Scheduling is designed to meet one or more goals. Some goals are related to how fast tasks are processed. Others aim to distribute resources across tasks in a fair way. Others are intended for optimal use of resources, for example to balance the workload between resources, or to consolidate it on a few resources to maximize their utilization rate. Others are designed to enforce placement constraints, which can result from affinities or antagonisms between tasks. Finally, some goals may consist of enforcing other kinds of constraints, like precedence constraints.

Scheduling can take account of the volatility of the infrastructure, which results from the addition or removal of resources. This addition or removal may be wanted, if infrastructure owners desire to make more resources available to users, retire obsolete resources, or perform a maintenance operation on some resources (for example to update applications or replace faulty components). The removal can also be unwanted in case of hardware or software faults, which is more likely to happen if the infrastructure is large.

1.2.4.Deployment of tasks

Once the scheduler has decided which resources to assign to a task, it needs to deploy the latter on the right worker node.
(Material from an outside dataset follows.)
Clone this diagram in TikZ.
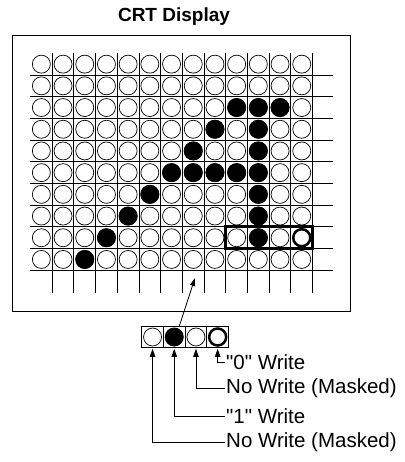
\documentclass[tikz,border=0pt]{standalone}
\usepackage{fontspec}
\setmainfont{Liberation Sans}
\newfontfamily\labfont{Liberation Sans}
\usetikzlibrary{arrows.meta}
\begin{document}
\begin{tikzpicture}[x=1pt,y=-1pt,
  gridline/.style={line width=0.9pt},
  dot/.style={line width=0.7pt},
  cellbox/.style={draw,line width=0.8pt,minimum size=21.7pt,inner sep=0pt,outer sep=0pt},
  lbl/.style={anchor=west,inner sep=0pt,font=\labfont\fontsize{20.5}{24}\selectfont},
  conn/.style={line width=0.8pt,{Triangle[length=8pt,width=5.5pt]}-,shorten <=1pt,shorten >=1.5pt},
  uparrow/.style={line width=0.8pt,-{Triangle[length=8pt,width=5pt]}}
]
\path[use as bounding box] (0,0) rectangle (404,462);
\def\xo{30.5}\def\yo{53.3}\def\w{21.7}
% frame
\draw[line width=1pt] (12.5,36) rectangle (350,311);
% title
\node[font=\bfseries\fontsize{19}{22}\selectfont,anchor=base,inner sep=0pt] (title) at (174,21.7) {CRT Display};
% grid lines
\foreach \r in {1,...,10} \draw[gridline] (30,{\yo+\r*\w}) -- (333,{\yo+\r*\w});
\foreach \k in {1,...,13} \draw[gridline] ({\xo+\k*\w},\yo) -- ({\xo+\k*\w},293);
% open pixels
\foreach \r in {1,...,10} \foreach \c in {1,...,13}
  \draw[dot] ({\xo+(\c-0.5)*\w},{\yo+(\r-0.5)*\w}) circle[radius=9pt];
% lit pixels
\foreach \r/\c in {3/10,3/11,3/12,4/9,4/11,5/8,5/11,6/7,6/8,6/9,6/10,6/11,7/6,7/11,8/5,8/11,9/4,9/11,10/3}
  \fill ({\xo+(\c-0.5)*\w},{\yo+(\r-0.5)*\w}) circle[radius=9.5pt];
% highlighted word
\draw[line width=3pt] ({\xo+9*\w},{\yo+8*\w}) rectangle ({\xo+13*\w},{\yo+9*\w});
\draw[line width=2.5pt] ({\xo+12.5*\w},{\yo+8.5*\w}) circle[radius=8.5pt];
% mask register
\foreach \i in {1,...,4} \node[cellbox] (s\i) at ({141.7+(\i-0.5)*21.7},337) {};
\draw[dot] (s1) circle[radius=9pt];
\fill (s2) circle[radius=9.5pt];
\draw[dot] (s3) circle[radius=9pt];
\draw[line width=2.5pt] (s4) circle[radius=8.5pt];
% pointer into the screen
\coordinate (tip) at (195,278);
\draw[uparrow] ([xshift=5pt]s2.north) -- (tip);
% labels
\node[lbl] (l4) at (226,362) {"0" Write};
\node[lbl] (l3) at (226,388) {No Write (Masked)};
\node[lbl] (l2) at (226,416) {"1" Write};
\node[lbl] (l1) at (226,442) {No Write (Masked)};
\foreach \i in {1,...,4} \draw[conn] (s\i.south) |- (l\i.west);
\end{tikzpicture}
\end{document}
This may require installing and configuring an appropriate runtime, in addition to the copy of programs and data necessary to process the task.

Data associated with the task can be stored: (1) locally on the worker node or (2) remotely, on a shared storage server, on a set of nodes hosting a distributed file system, or in a storage array.

1.2.5.Monitoring the infrastructure

Each task is likely to be migrated from one worker node to another if dynamic scheduling is applied; in this case, the scheduler uses information collected by the monitoring system; monitoring is also interesting for other purposes.

Monitoring enables system administrators to obtain information on the state of the infrastructure, and especially to be notified in case of hardware or software faults.